Ketika ditanya wartawan apakah KPK menghambat investasi di Tanah Air, Darmin meminta wartawan menanyakan hal itu kembali kepada kepada Kepala Staf Kepresidenan Moeldoko.
"Saya enggak mau komentar. Tanya Pak Moeldoko," ujarnya, dilansir kompas.
Seperti dirilis media massa, Moeldoko sempat menyebut KPK menghambat investasi karena adanya celah ketidakpastian hukum dalam Undang-Undang Nomor 30 Tahun 2002 tentang KPK. Oleh karena itu, Presiden Jokowi menyetujui revisi UU KPK yang diusulkan DPR.

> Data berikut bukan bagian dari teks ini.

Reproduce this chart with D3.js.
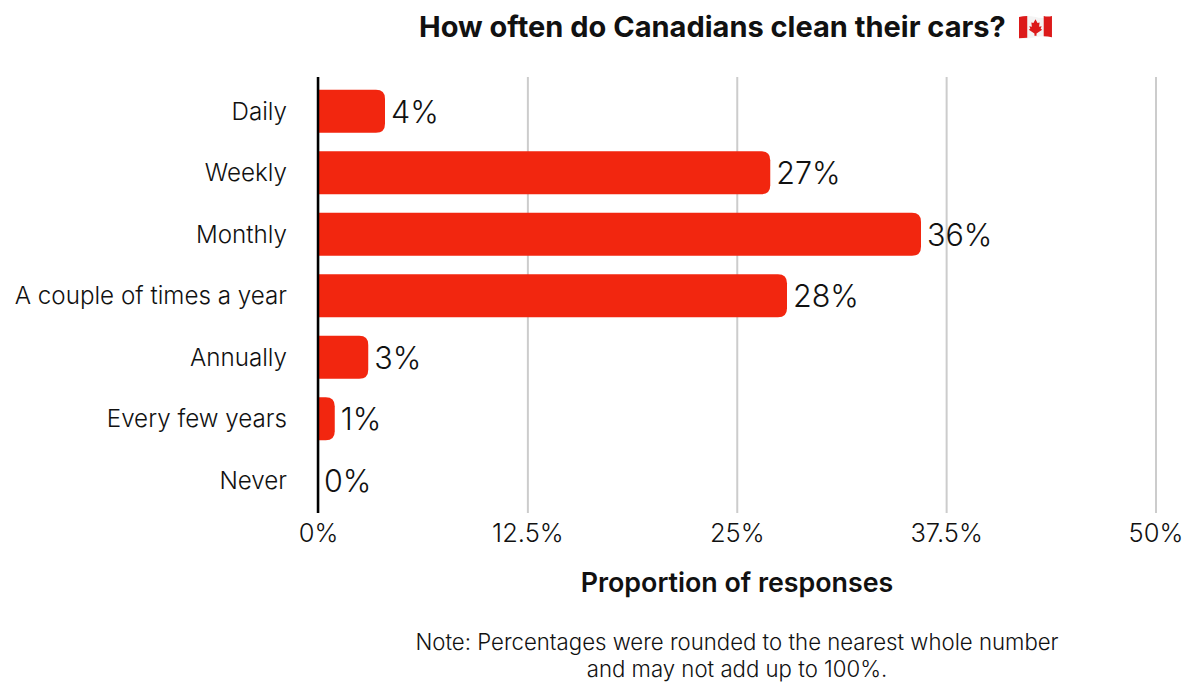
<!DOCTYPE html>
<html>
<head>
<meta charset="utf-8">
<script src="https://cdn.jsdelivr.net/npm/d3@7"></script>
<style>
  body { margin: 0; background: #fff; }
  text { font-family: "Inter", sans-serif; fill: #111; }
  .domain { display: none; }
</style>
</head>
<body>
<svg width="1200" height="695"></svg>
<script>
var categories = ["Daily", "Weekly", "Monthly", "A couple of times a year", "Annually", "Every few years", "Never"];
var values = [4, 27, 36, 28, 3, 1, 0];
var xTicks = [0, 12.5, 25, 37.5, 50];

var svg = d3.select("svg");

var xScale = d3.scaleLinear().domain([0, 50]).range([318, 1155.5]);
var yScale = d3.scaleBand().domain(categories).range([80.5, 511]).paddingInner(0.3).paddingOuter(0.15);

// gridlines + x labels
var xAxis = d3.axisBottom(xScale)
  .tickValues(xTicks)
  .tickFormat(function(d){ return d + "%"; })
  .tickSize(-436)
  .tickPadding(11);
var xG = svg.append("g")
  .attr("transform", "translate(0,513)")
  .call(xAxis);
xG.selectAll("line").attr("stroke", "#cccccc").attr("stroke-width", 2);
xG.selectAll("text").attr("font-size", 25.5).attr("font-weight", 300).attr("fill", "#111");

// bars, square at the axis end and rounded at the value end
var r = 9;
svg.append("g").selectAll("path")
  .data(values)
  .enter().append("path")
  .attr("fill", "#f2260f")
  .attr("d", function(d, i){
    var x0 = xScale(0), x1 = xScale(d), y0 = yScale(categories[i]), h = yScale.bandwidth();
    if (d == 0) return "";
    var rr = Math.min(r, x1 - x0);
    return "M" + x0 + "," + y0 + "H" + (x1 - rr) + "Q" + x1 + "," + y0 + " " + x1 + "," + (y0 + rr)
      + "V" + (y0 + h - rr) + "Q" + x1 + "," + (y0 + h) + " " + (x1 - rr) + "," + (y0 + h) + "H" + x0 + "Z";
  });

// value labels
svg.append("g").selectAll("text")
  .data(values)
  .enter().append("text")
  .attr("x", function(d){ return xScale(d) + 6; })
  .attr("y", function(d, i){ return yScale(categories[i]) + yScale.bandwidth() / 2; })
  .attr("dominant-baseline", "central")
  .attr("font-size", 30.5)
  .attr("font-weight", 300)
  .text(function(d){ return d + "%"; });

// y axis
var yAxis = d3.axisLeft(yScale).tickSize(0).tickPadding(31);
var yG = svg.append("g").attr("transform", "translate(318,0.5)").call(yAxis);
yG.selectAll("text").attr("font-size", 24.2).attr("font-weight", 300).attr("fill", "#111");

svg.append("line")
  .attr("x1", 318).attr("x2", 318).attr("y1", 77).attr("y2", 513)
  .attr("stroke", "#000").attr("stroke-width", 2.5);

// titles
svg.append("text").attr("x", 419).attr("y", 37)
  .attr("font-size", 29).attr("font-weight", 700)
  .text("How often do Canadians clean their cars?");
svg.append("text").attr("x", 737).attr("y", 592).attr("text-anchor", "middle")
  .attr("font-size", 26.8).attr("font-weight", 600)
  .text("Proportion of responses");

var noteLines = ["Note: Percentages were rounded to the nearest whole number", "and may not add up to 100%."];
svg.append("g").selectAll("text")
  .data(noteLines)
  .enter().append("text")
  .attr("x", 737)
  .attr("y", function(d, i){ return 650 + i * 27; })
  .attr("text-anchor", "middle")
  .attr("font-size", 22.2)
  .attr("font-weight", 300)
  .text(function(d){ return d; });

// flag
var flag = svg.append("g").attr("transform", "translate(1019,15) scale(1.03,1.06)");
flag.append("path").attr("d", "M0,2Q8,0 16,2T32,1V21Q24,19 16,21T0,22Z").attr("fill", "#f4f4f4");
flag.append("path").attr("d", "M0,2Q4,1 8,1V21.5Q4,21.5 0,22Z").attr("fill", "#dc1a1a");
flag.append("path").attr("d", "M24,1Q28,2 32,1V21Q28,20 24,20Z").attr("fill", "#dc1a1a");
flag.append("path").attr("d", "M16,4L18,7.5L20,7L19.5,11L22,10.5L21,13L22.5,14L17,17.5V19.5H15V17.5L9.5,14L11,13L10,10.5L12.5,11L12,7L14,7.5Z").attr("fill", "#dc1a1a");
</script>
</body>
</html>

Namun, revisi UU KPK yang telah disahkan itu, kini menuai protes dari banyak kalangan. Bahkan mahasiswa juga ikut memprotes. Tidak hanya di Jakarta, aksi mahasiswa yang memprotes revisi UU KPK yang telah disahkan itu juga terjadi di berbagai daerah di Indonesia.
Menanggapi fenomena itu, Darmin berharap aksi-aksi demonstrasi tersebut tak akan mengganggu pasar. Sebab, ia mengklaim pemerintah sudah menindaklanjuti aspirasi mahasiswa.
"Kan pemerintah sudah mengambil langkah mengusulkan ke DPR menunda pembahasan sejumlah UU. Ya kan, masalahnya kan di situ. Jadi jangan dibilang enggak ada langkah pemerintah. Ada, lah," ujarnya lagi.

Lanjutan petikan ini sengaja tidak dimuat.